ПРОВОДА СВЕТА

№ 2015 / 12, 23.02.2015

 Смерть поэта как мёртвая вода, и это не сказка

В Смоленске умерла Раиса Ипатова.

Незадолго до этого у нас вдруг началась переписка – и внезапно оборвалась. С Раисой Александровной ни разу не довелось встречаться, хотя жили мы в одном городе и входили в один писательский союз, разговаривали по телефону, и она подарила мне свою книгу. Бывают такие странные обстоятельства.

Книгу её, великолепно изданную в Москве, с иллюстрациями, трёхтысячным тиражом, – что для поэтического сборника удивительно ( и на прилавках она долго не залёживалась) – я сразу принялся читать… И, в общем, прочёл. Да, как будто прочёл. Но только сейчас понял, что так и не прочёл.

 

Раиса Ипатова долго работала редактором на смоленском телевидении и многим смолянам была хорошо известна, она ездила в командировки и вела репортажи из глубинных мест Смоленщины, встречала на «Тёплом пёнушке» – была у неё такая программа, названная по стихотворению Твардовского: «На дне моей жизни, / на самом донышке / Захочется мне / посидеть на солнышке, / На тёплом пёнушке» – гостей, смоленских литераторов. И эта журналистская ипостась как-то заслоняла другую и главную – поэтическую. Хотя Раиса Ипатова регулярно публиковалась в различных изданиях, например, в «Октябре», «Нашем современнике», в «Литературной России», в смоленском альманахе «Под часами».

И вдруг всё переменилось.

…Чтение поэтического сборника похоже на гадание, открываешь на любой странице – и если стихотворение угадал, то продолжаешь, отмечаешь, возвращаешься к нему, – нет, так перелистываешь дальше две-три страницы. «Избранное» Ипатовой, выпущенное в 2000 году издательством «Языки русской культуры», так и начал перечитывать сейчас в марте, но почувствовал вскоре некое сопротивление. Точнее – желание следовать за волей автора. Да, ведь вверху страниц прописью шли даты и названия мест. У этой книги есть своё течение, своё время и не лучше ли следовать ему? Тем более, что и разделы называются соответственно: «Шестидесятые», «Семидесятые», дальше – «Перекрёсток», – и снова: «Восьмидесятые», «Девяностые».

И – вот оно, это время одной книги. Сразу скажу – это время света. Книга, если её мгновенно оценить, подобна солнечной первой «Классической» симфонии Прокофьева. Ассоциация тут же возникла и уже не оставляла. В стихах царит тот же «прокофьевский» суховатый энергичный дух. Ясность – главное качество этой поэзии. Хотя это не означает, что в книге нет теней, они есть.

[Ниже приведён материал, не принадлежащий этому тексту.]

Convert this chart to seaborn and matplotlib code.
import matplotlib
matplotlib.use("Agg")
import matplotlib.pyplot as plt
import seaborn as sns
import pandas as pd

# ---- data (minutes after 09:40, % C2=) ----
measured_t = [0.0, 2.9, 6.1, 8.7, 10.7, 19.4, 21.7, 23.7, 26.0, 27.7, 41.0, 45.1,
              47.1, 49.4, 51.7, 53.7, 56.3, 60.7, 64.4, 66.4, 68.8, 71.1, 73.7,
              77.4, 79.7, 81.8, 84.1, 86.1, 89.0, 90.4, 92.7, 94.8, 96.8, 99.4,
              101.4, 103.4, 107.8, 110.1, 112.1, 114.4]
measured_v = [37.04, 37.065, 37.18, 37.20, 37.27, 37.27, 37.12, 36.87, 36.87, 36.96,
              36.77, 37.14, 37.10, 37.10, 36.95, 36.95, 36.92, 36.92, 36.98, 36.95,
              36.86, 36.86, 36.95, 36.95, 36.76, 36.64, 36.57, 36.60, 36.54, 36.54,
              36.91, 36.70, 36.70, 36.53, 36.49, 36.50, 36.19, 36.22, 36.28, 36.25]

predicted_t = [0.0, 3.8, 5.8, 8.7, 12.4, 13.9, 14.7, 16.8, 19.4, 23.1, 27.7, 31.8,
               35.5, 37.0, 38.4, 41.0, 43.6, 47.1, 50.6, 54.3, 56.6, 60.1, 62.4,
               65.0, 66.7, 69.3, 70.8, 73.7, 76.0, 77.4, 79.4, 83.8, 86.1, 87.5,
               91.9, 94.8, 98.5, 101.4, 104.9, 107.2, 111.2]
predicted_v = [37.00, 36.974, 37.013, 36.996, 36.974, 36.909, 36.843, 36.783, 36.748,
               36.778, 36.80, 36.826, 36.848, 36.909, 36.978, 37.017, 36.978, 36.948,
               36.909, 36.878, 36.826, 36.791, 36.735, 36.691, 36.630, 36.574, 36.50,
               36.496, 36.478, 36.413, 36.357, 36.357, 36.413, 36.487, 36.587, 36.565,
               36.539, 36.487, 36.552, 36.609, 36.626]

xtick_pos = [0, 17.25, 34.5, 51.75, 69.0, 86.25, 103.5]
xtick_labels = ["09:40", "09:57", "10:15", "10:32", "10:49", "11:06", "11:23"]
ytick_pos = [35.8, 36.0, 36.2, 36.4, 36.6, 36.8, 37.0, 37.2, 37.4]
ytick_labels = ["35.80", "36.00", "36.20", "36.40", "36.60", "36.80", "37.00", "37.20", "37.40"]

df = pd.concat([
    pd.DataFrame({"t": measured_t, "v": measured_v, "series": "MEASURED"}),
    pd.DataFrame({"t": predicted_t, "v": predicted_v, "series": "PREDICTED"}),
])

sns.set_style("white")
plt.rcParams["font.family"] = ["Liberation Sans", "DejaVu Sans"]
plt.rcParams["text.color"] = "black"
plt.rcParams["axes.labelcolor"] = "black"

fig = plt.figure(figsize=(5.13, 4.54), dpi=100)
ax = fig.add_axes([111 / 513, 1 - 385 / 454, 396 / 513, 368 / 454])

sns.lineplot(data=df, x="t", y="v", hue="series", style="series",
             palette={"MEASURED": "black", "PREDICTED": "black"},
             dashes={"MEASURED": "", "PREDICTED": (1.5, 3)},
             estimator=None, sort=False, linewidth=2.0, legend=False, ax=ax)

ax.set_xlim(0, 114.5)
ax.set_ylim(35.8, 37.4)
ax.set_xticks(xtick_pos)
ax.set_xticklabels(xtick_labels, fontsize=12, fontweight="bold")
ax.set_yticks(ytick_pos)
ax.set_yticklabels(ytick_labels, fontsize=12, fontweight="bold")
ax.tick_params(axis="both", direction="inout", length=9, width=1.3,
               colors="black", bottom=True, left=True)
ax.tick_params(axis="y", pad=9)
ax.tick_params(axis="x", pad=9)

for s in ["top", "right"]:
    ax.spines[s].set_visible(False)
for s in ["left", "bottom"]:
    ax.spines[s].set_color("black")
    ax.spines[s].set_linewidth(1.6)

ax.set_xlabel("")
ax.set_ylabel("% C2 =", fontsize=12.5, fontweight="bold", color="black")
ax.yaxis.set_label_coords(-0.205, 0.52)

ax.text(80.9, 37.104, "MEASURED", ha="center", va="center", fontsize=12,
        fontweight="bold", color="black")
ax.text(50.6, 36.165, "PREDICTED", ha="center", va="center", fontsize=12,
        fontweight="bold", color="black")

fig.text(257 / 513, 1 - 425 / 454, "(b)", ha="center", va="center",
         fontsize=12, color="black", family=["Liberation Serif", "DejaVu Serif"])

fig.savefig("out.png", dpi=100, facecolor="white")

Первое стихотворение о том, что «Письма идут так медленно…» Автору 17 лет. В эти годы время кажется черепахой. И письма уж точно неповоротливы. Письма кому и от кого? Остаётся лишь догадываться. Может, письма любимому, а может, письма… редакторам. Ведь так всё и начинается. И письмам нет ответа. «Провода» молчат. В детстве поэту верилось, что письма надо водружать на провод и – фьють! – отправлять. Наверное, у девочек в послевоенные годы была такая игра.

И теперь всё повторяется.

И новые письма отправляются. Письма эти – стихи. Мы следим за ними, идём, поглядывая вверх на них, как на голубей… И невольно что-то начинаем прикидывать: 63 год… оттепель… Это же весеннее настроение и в стихах. Вот ликующее «Я тебя люблю!». На двери у героини эта надпись, она узнаёт почерк смуглой руки и – одаривает нас, престарелых и всяких иных читателей, сполохами чувств: радости, счастья, стыдливой сердитости, гордости. Красок здесь, кроме смуглости чьей-то руки, и нет, но мы так и видим то бледнеющее, то алеющее лицо этой девушки из шестидесятых, и её сияющие глаза. Это же целое послание на двери. Дождалась? А она в счастливом негодовании его соскабливает быстрее, чтобы кто не увидел. Ну, да, дождалась, и оно – только для неё.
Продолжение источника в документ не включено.